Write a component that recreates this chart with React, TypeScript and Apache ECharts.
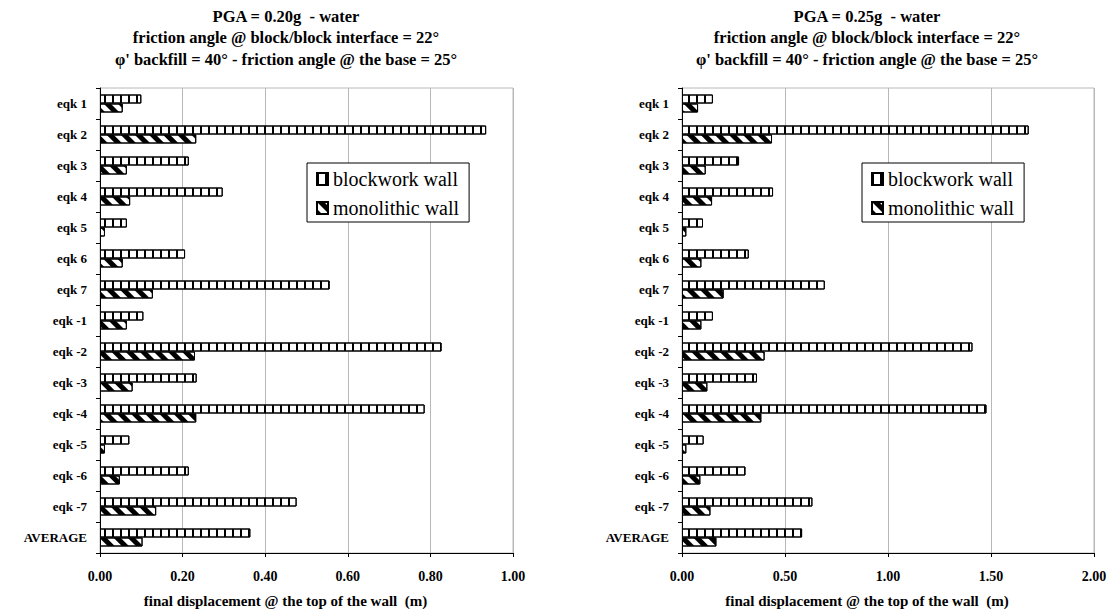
import React, { useEffect, useRef } from "react";
import * as echarts from "echarts";

const categories = ["eqk 1","eqk 2","eqk 3","eqk 4","eqk 5","eqk 6","eqk 7","eqk -1","eqk -2","eqk -3","eqk -4","eqk -5","eqk -6","eqk -7","AVERAGE"];
const leftBlockwork = [0.10,0.935,0.215,0.297,0.065,0.206,0.556,0.105,0.827,0.234,0.786,0.071,0.215,0.476,0.364];
const leftMonolithic = [0.055,0.233,0.065,0.073,0.012,0.055,0.128,0.065,0.230,0.079,0.233,0.012,0.048,0.136,0.103];
const rightBlockwork = [0.150,1.683,0.277,0.442,0.102,0.324,0.693,0.150,1.41,0.364,1.478,0.105,0.308,0.633,0.583];
const rightMonolithic = [0.078,0.437,0.115,0.146,0.021,0.094,0.202,0.094,0.401,0.123,0.385,0.021,0.089,0.138,0.167];
const leftTicks = { min: 0, max: 1, interval: 0.2 };
const rightTicks = { min: 0, max: 2, interval: 0.5 };
const leftTitle = ["PGA = 0.20g  - water","friction angle @ block/block interface = 22°","φ' backfill = 40° - friction angle @ the base = 25°"];
const rightTitle = ["PGA = 0.25g  - water","friction angle @ block/block interface = 22°","φ' backfill = 40° - friction angle @ the base = 25°"];
const axisName = "final displacement @ the top of the wall  (m)";
const seriesNames = ["blockwork wall","monolithic wall"];

const SERIF = "'Liberation Serif', 'Times New Roman', serif";

export default function App() {
  const ref = useRef<HTMLDivElement>(null);
  useEffect(() => {
    if (!ref.current) return;
    const chart = echarts.init(ref.current, null, { renderer: "svg" });
    const vDecal = { symbol: "rect", symbolSize: 1, dashArrayX: [2, 5.5], dashArrayY: [4, 0], rotation: 0, color: "#000" };
    const dDecal = { symbol: "rect", symbolSize: 1, dashArrayX: [5, 5], dashArrayY: [4, 0], rotation: -Math.PI / 4, color: "#000" };
    const grids = [
      { left: 100, top: 88, width: 413, height: 465 },
      { left: 682, top: 88, width: 412, height: 465 },
    ];
    const mkX = (i: number, t: any, fmt: (v: number) => string) => ({
      type: "value", gridIndex: i, min: t.min, max: t.max, interval: t.interval,
      axisLine: { show: true, lineStyle: { color: "#000", width: 1 } },
      axisTick: { show: true, length: 4, lineStyle: { color: "#000" } },
      splitLine: { show: true, lineStyle: { color: "#b8b8b8", width: 1 } },
      axisLabel: { formatter: fmt, fontFamily: SERIF, fontWeight: "bold", fontSize: 14, color: "#000", margin: 16 },
      name: axisName, nameLocation: "middle", nameGap: 40,
      nameTextStyle: { fontFamily: SERIF, fontWeight: "bold", fontSize: 15, color: "#000", padding: [0, 42, 0, 0] },
    });
    const mkY = (i: number) => ({
      type: "category", gridIndex: i, data: categories, inverse: true,
      axisLine: { show: true, lineStyle: { color: "#000", width: 1 } },
      axisTick: { show: true, length: 4, lineStyle: { color: "#000" } },
      axisLabel: { fontFamily: SERIF, fontWeight: "bold", fontSize: 13, color: "#000", margin: 13 },
      splitLine: { show: false },
    });
    const mkSeries = (name: string, data: number[], i: number, decal: any) => ({
      name, type: "bar", xAxisIndex: i, yAxisIndex: i, data,
      barWidth: 9, barGap: "0%",
      itemStyle: { color: "#fff", borderColor: "#000", borderWidth: 1, decal },
    });
    const titleTexts: any[] = [];
    [[leftTitle, 286], [rightTitle, 867]].forEach(([lines, cx]: any) => {
      lines.forEach((t: string, k: number) => {
        titleTexts.push({
          type: "text", x: cx, y: 16 + k * 21.5,
          style: { text: t, fill: "#000", font: `bold 16.5px ${SERIF}`, textAlign: "center", textVerticalAlign: "middle" },
        });
      });
    });
    const mkLegend = (left: number) => ({
      orient: "vertical", left, top: 163, data: seriesNames,
      backgroundColor: "#fff", borderColor: "#000", borderWidth: 1,
      padding: [6, 10, 4, 9], itemWidth: 11, itemHeight: 12, itemGap: 9, icon: "rect",
      textStyle: { fontFamily: SERIF, fontSize: 20, color: "#000" },
      selectedMode: false,
    });
    chart.setOption({
      animation: false,
      backgroundColor: "#fff",
      grid: grids.map(g => ({ ...g, show: true, borderColor: "#b8b8b8", borderWidth: 1, backgroundColor: "transparent" })),
      xAxis: [mkX(0, leftTicks, (v: number) => v.toFixed(2)), mkX(1, rightTicks, (v: number) => v.toFixed(2))],
      yAxis: [mkY(0), mkY(1)],
      legend: [mkLegend(307), mkLegend(862)],
      series: [
        mkSeries(seriesNames[0], leftBlockwork, 0, vDecal),
        mkSeries(seriesNames[1], leftMonolithic, 0, dDecal),
        mkSeries(seriesNames[0], rightBlockwork, 1, vDecal),
        mkSeries(seriesNames[1], rightMonolithic, 1, dDecal),
      ],
      graphic: titleTexts,
    });
    return () => chart.dispose();
  }, []);
  return <div ref={ref} style={{ width: 1113, height: 613, position: "absolute", left: 0, top: 0 }} />;
}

--

● **The problem**
Retype the whole listing, keeping every line identical and omitting all pictures.

● **Full answer**
Write a component that recreates this chart with React, TypeScript and Apache ECharts.
import React, { useEffect, useRef } from "react";
import * as echarts from "echarts";

const categories = ["eqk 1","eqk 2","eqk 3","eqk 4","eqk 5","eqk 6","eqk 7","eqk -1","eqk -2","eqk -3","eqk -4","eqk -5","eqk -6","eqk -7","AVERAGE"];
const leftBlockwork = [0.10,0.935,0.215,0.297,0.065,0.206,0.556,0.105,0.827,0.234,0.786,0.071,0.215,0.476,0.364];
const leftMonolithic = [0.055,0.233,0.065,0.073,0.012,0.055,0.128,0.065,0.230,0.079,0.233,0.012,0.048,0.136,0.103];
const rightBlockwork = [0.150,1.683,0.277,0.442,0.102,0.324,0.693,0.150,1.41,0.364,1.478,0.105,0.308,0.633,0.583];
const rightMonolithic = [0.078,0.437,0.115,0.146,0.021,0.094,0.202,0.094,0.401,0.123,0.385,0.021,0.089,0.138,0.167];
const leftTicks = { min: 0, max: 1, interval: 0.2 };
const rightTicks = { min: 0, max: 2, interval: 0.5 };
const leftTitle = ["PGA = 0.20g  - water","friction angle @ block/block interface = 22°","φ' backfill = 40° - friction angle @ the base = 25°"];
const rightTitle = ["PGA = 0.25g  - water","friction angle @ block/block interface = 22°","φ' backfill = 40° - friction angle @ the base = 25°"];
const axisName = "final displacement @ the top of the wall  (m)";
const seriesNames = ["blockwork wall","monolithic wall"];

const SERIF = "'Liberation Serif', 'Times New Roman', serif";

export default function App() {
  const ref = useRef<HTMLDivElement>(null);
  useEffect(() => {
    if (!ref.current) return;
    const chart = echarts.init(ref.current, null, { renderer: "svg" });
    const vDecal = { symbol: "rect", symbolSize: 1, dashArrayX: [2, 5.5], dashArrayY: [4, 0], rotation: 0, color: "#000" };
    const dDecal = { symbol: "rect", symbolSize: 1, dashArrayX: [5, 5], dashArrayY: [4, 0], rotation: -Math.PI / 4, color: "#000" };
    const grids = [
      { left: 100, top: 88, width: 413, height: 465 },
      { left: 682, top: 88, width: 412, height: 465 },
    ];
    const mkX = (i: number, t: any, fmt: (v: number) => string) => ({
      type: "value", gridIndex: i, min: t.min, max: t.max, interval: t.interval,
      axisLine: { show: true, lineStyle: { color: "#000", width: 1 } },
      axisTick: { show: true, length: 4, lineStyle: { color: "#000" } },
      splitLine: { show: true, lineStyle: { color: "#b8b8b8", width: 1 } },
      axisLabel: { formatter: fmt, fontFamily: SERIF, fontWeight: "bold", fontSize: 14, color: "#000", margin: 16 },
      name: axisName, nameLocation: "middle", nameGap: 40,
      nameTextStyle: { fontFamily: SERIF, fontWeight: "bold", fontSize: 15, color: "#000", padding: [0, 42, 0, 0] },
    });
    const mkY = (i: number) => ({
      type: "category", gridIndex: i, data: categories, inverse: true,
      axisLine: { show: true, lineStyle: { color: "#000", width: 1 } },
      axisTick: { show: true, length: 4, lineStyle: { color: "#000" } },
      axisLabel: { fontFamily: SERIF, fontWeight: "bold", fontSize: 13, color: "#000", margin: 13 },
      splitLine: { show: false },
    });
    const mkSeries = (name: string, data: number[], i: number, decal: any) => ({
      name, type: "bar", xAxisIndex: i, yAxisIndex: i, data,
      barWidth: 9, barGap: "0%",
      itemStyle: { color: "#fff", borderColor: "#000", borderWidth: 1, decal },
    });
    const titleTexts: any[] = [];
    [[leftTitle, 286], [rightTitle, 867]].forEach(([lines, cx]: any) => {
      lines.forEach((t: string, k: number) => {
        titleTexts.push({
          type: "text", x: cx, y: 16 + k * 21.5,
          style: { text: t, fill: "#000", font: `bold 16.5px ${SERIF}`, textAlign: "center", textVerticalAlign: "middle" },
        });
      });
    });
    const mkLegend = (left: number) => ({
      orient: "vertical", left, top: 163, data: seriesNames,
      backgroundColor: "#fff", borderColor: "#000", borderWidth: 1,
      padding: [6, 10, 4, 9], itemWidth: 11, itemHeight: 12, itemGap: 9, icon: "rect",
      textStyle: { fontFamily: SERIF, fontSize: 20, color: "#000" },
      selectedMode: false,
    });
    chart.setOption({
      animation: false,
      backgroundColor: "#fff",
      grid: grids.map(g => ({ ...g, show: true, borderColor: "#b8b8b8", borderWidth: 1, backgroundColor: "transparent" })),
      xAxis: [mkX(0, leftTicks, (v: number) => v.toFixed(2)), mkX(1, rightTicks, (v: number) => v.toFixed(2))],
      yAxis: [mkY(0), mkY(1)],
      legend: [mkLegend(307), mkLegend(862)],
      series: [
        mkSeries(seriesNames[0], leftBlockwork, 0, vDecal),
        mkSeries(seriesNames[1], leftMonolithic, 0, dDecal),
        mkSeries(seriesNames[0], rightBlockwork, 1, vDecal),
        mkSeries(seriesNames[1], rightMonolithic, 1, dDecal),
      ],
      graphic: titleTexts,
    });
    return () => chart.dispose();
  }, []);
  return <div ref={ref} style={{ width: 1113, height: 613, position: "absolute", left: 0, top: 0 }} />;
}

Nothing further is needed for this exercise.